The language learning app Duolingo reported a 577% increase in the number of global users studying Ukrainian and a 2,677% increase in Poland, which has welcomed more than 2 million Ukrainian refugees. In Ukraine, where native Russian speakers have increasingly embraced Ukrainian since the 2014 revolution, a new Ukrainian conversation club received close to 1,000 sign-ups in just three days.

Like most Ukrainians, Sophia Reshetniak, 20, is fluent in both Ukrainian and Russian. She grew up using Russian with her family, but learned Ukrainian at school. (About 46% of the population speak Ukrainian at home, 28% speak Russian and a quarter speak both equally, according to a 2019 survey.)

“It’s my second mother language,” she said. “I have friends from the west [of Ukraine] and they are talking in Ukrainian and we understand each other.”

Before Russia invaded her home city of Kharkiv, Reshetniak was a university student and taught private lessons in English, Ukrainian and Russian. She lost her regular students after she fled the country, but has since found new ones through a social enterprise called NaTakallam, which hires displaced people to teach their languages and share their cultures online.

NaTakallam, which means “we speak’’ in Arabic, launched in 2015 with a goal of generating income for Syrians in Lebanon who lost their livelihoods fleeing war. “You can give aid, but giving a job or giving income that’s earned is just so much more respectful and rewarding and makes people feel much more empowered,” said co-founder Aline Sara. “They get a restored sense of dignity and purpose, and they share their story, which is one thing we really need the world to hear” to combat discrimination against refugees, particularly those from the Middle East and Africa. The company pays tutors a minimum of $10 an hour.

The platform has since expanded to offer lessons in Armenian, English, French, Kurdish, Persian and Spanish and hired its first Ukrainian and Russian teachers in March. Sara said about 150 to 200 people have expressed interest in studying these two languages, with “slightly more traction” in Russian as it is more widely spoken, though many want to learn both.

Reshetniak now teaches from the hostel room she shares with her 15-year-old sister in a Czech village. She was matched with her first students within days of being onboarded by NaTakallam. Two are learning Ukrainian and three are learning Russian.

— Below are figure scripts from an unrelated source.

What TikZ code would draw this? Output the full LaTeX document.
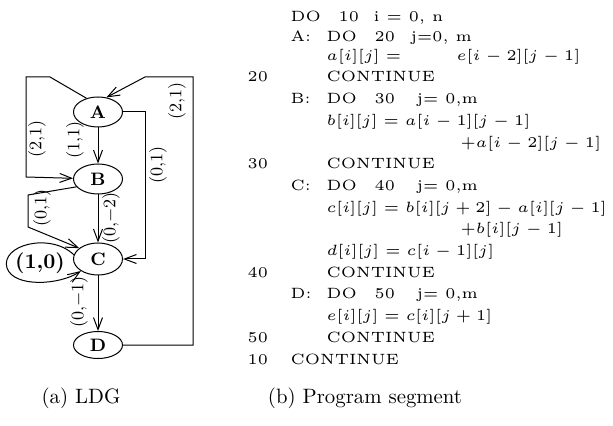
\documentclass[tikz,border=0pt]{standalone}
\usetikzlibrary{shapes.geometric,arrows.meta}
\begin{document}
\begin{tikzpicture}[x=0.5pt,y=-0.5pt,
  st/.style={ellipse, draw, line width=0.5pt, minimum width=24.5pt, minimum height=15pt, inner sep=0pt, font=\fontsize{9}{10}\selectfont\bfseries},
  arr/.style={line width=0.5pt, -{Straight Barb[length=6pt,width=4.5pt]}},
  lab/.style={rotate=90, inner sep=0pt, font=\fontsize{8.8}{10}\selectfont},
  code/.style={anchor=base west, inner sep=0pt, font=\fontsize{5}{6}\selectfont, scale=1.49},
  captext/.style={anchor=base, inner sep=0pt, font=\fontsize{10.4}{12}\selectfont}]
\useasboundingbox (0,0) rectangle (613,426);

% graph nodes
\node[st] (A) at (98,112) {A};
\node[st] (B) at (98,179) {B};
\node[st, minimum height=16pt] (C) at (98,259) {C};
\node[st, minimum height=13.5pt] (D) at (98,345) {D};

% connectors
\draw[arr] (A) -- (B);
\draw[arr] (A.130) -- (50,77) -- (26,77) -- (26,177) -- (B);
\draw[arr] (D.east) -| (193,77) -- (145,77) -- (A.60);
\draw[arr] (A.east) -- ++(22.5,0) |- (C.east);
\draw[arr] (B) -- (C);
\draw[arr] (B.200) -- (28,195) -- (28,227) -- (C.150);
\draw[arr] (C) -- (D);
\draw[arr] (C.170) .. controls (50,232) and (0,245) .. (7,268)
                   .. controls (14,288) and (60,285) .. (C.215);

% edge labels
\node[lab] (l1) at (75,140) {(1,1)};
\node[lab] (l2) at (37,139) {(2,1)};
\node[lab] (l3) at (177,101) {(2,1)};
\node[lab] (l4) at (158,165) {(0,1)};
\node[lab] (l5) at (111,218) {(0,$-$2)};
\node[lab] (l6) at (42,208) {(0,1)};
\node[lab] (l7) at (79,302) {(0,$-$1)};
\node[inner sep=0pt, font=\fontsize{10.5}{12}\selectfont\bfseries] (l8) at (40,263) {(1,0)};

% program text
\node[code] (k0a) at (290,22) {DO};
\node[code] (k0b) at (338,22) {10};
\node[code] (k0c) at (373,22) {i = 0, n};

\node[code] (k1a) at (290,42) {A:};
\node[code] (k1b) at (326,42) {DO};
\node[code] (k1c) at (374,42) {20};
\node[code] (k1d) at (410,42) {j=0, m};

\node[code] (k2a) at (326,61) {$a[i][j] =$};
\node[code] (k2b) at (456,61) {$e[i-2][j-1]$};

\node[code] (k3a) at (247,82) {20};
\node[code] (k3b) at (326,82) {CONTINUE};

\node[code] (k4a) at (290,103.7) {B:};
\node[code] (k4b) at (326,103.7) {DO};
\node[code] (k4c) at (374,103.7) {30};
\node[code] (k4d) at (416,103.7) {j= 0,m};

\node[code] (k5a) at (326,125.4) {$b[i][j] = a[i-1][j-1]$};
\node[code] (k6a) at (460,147.1) {$+a[i-2][j-1]$};

\node[code] (k7a) at (247,168.8) {30};
\node[code] (k7b) at (326,168.8) {CONTINUE};

\node[code] (k8a) at (290,190.5) {C:};
\node[code] (k8b) at (326,190.5) {DO};
\node[code] (k8c) at (374,190.5) {40};
\node[code] (k8d) at (416,190.5) {j= 0,m};

\node[code] (k9a) at (326,212.2) {$c[i][j] = b[i][j+2] - a[i][j-1]$};
\node[code] (k10a) at (460,233.9) {$+b[i][j-1]$};
\node[code] (k11a) at (326,255.6) {$d[i][j] = c[i-1][j]$};

\node[code] (k12a) at (247,277.3) {40};
\node[code] (k12b) at (326,277.3) {CONTINUE};

\node[code] (k13a) at (290,299) {D:};
\node[code] (k13b) at (326,299) {DO};
\node[code] (k13c) at (374,299) {50};
\node[code] (k13d) at (416,299) {j= 0,m};

\node[code] (k14a) at (326,320.7) {$e[i][j] = c[i][j+1]$};

\node[code] (k15a) at (247,342.4) {50};
\node[code] (k15b) at (326,342.4) {CONTINUE};

\node[code] (k16a) at (247,364.1) {10};
\node[code] (k16b) at (290,364.1) {CONTINUE};

% captions
\node[captext] (capa) at (81,403) {(a) LDG};
\node[captext] (capb) at (365,403) {(b) Program segment};
\end{tikzpicture}
\end{document}
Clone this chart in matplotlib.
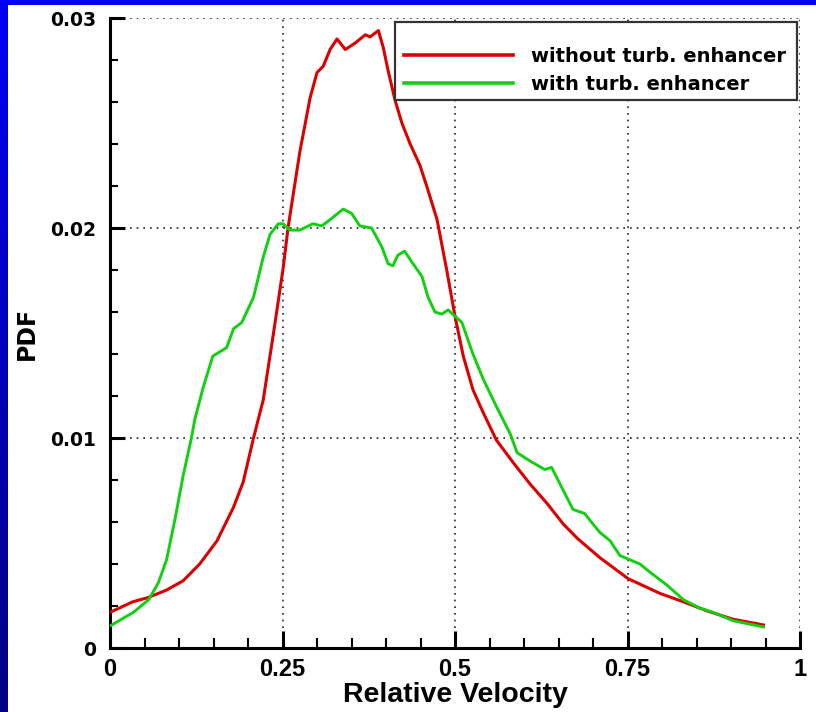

While Reshetniak doesn’t see Russian as the “language of enemies”, some who once used it to get by in Ukraine are choosing to learn Ukrainian as a sign of respect.

Polina Levina, a Canadian with Russian parents and a grandmother from Kharkiv who spent two years in Donetsk and Kyiv working on human rights with the United Nations, said that she “always felt that speaking fluent Russian was enough to engage with the country”. Now, she believes, it’s important “to be able to listen to Ukrainians in whichever language they prefer to speak, to allow them the freedom of not having to revert to the lingua franca if they choose not to”.

Some learners see studying Ukrainian as a way to help the country rebuild. Abby Davis, an IT project management consultant based in Atlanta, lived in Druzhkivka, a town in Ukraine’s largely Russian-speaking eastern Donbas region, as a “bilingual tot” in the 90s with her missionary family. She hopes to apply her skills to strengthen the country’s IT infrastructure and has been using the Pimsleur app to learn some conversational Ukrainian “to be ready to help”.

Several learning platforms have extended special offers related to Ukraine. LingQ is offering free access to Ukrainian lessons and free premium accounts for Ukrainians studying other languages. MyCoolClass, a teacher-owned cooperative, has waived fees and simplified the application process for Ukrainian teachers using its platform. Duolingo has pledged to donate all ad revenue generated by learners of Ukrainian to relief efforts “for at least the next year”.

Richards still plans to settle in Kyiv when it’s safe to do so, and hopes to be able to converse in Ukrainian when he does.

“It feels like the war has changed everything,” he said. “Ukrainian has become a symbol of heritage, survival, strength and resistance.”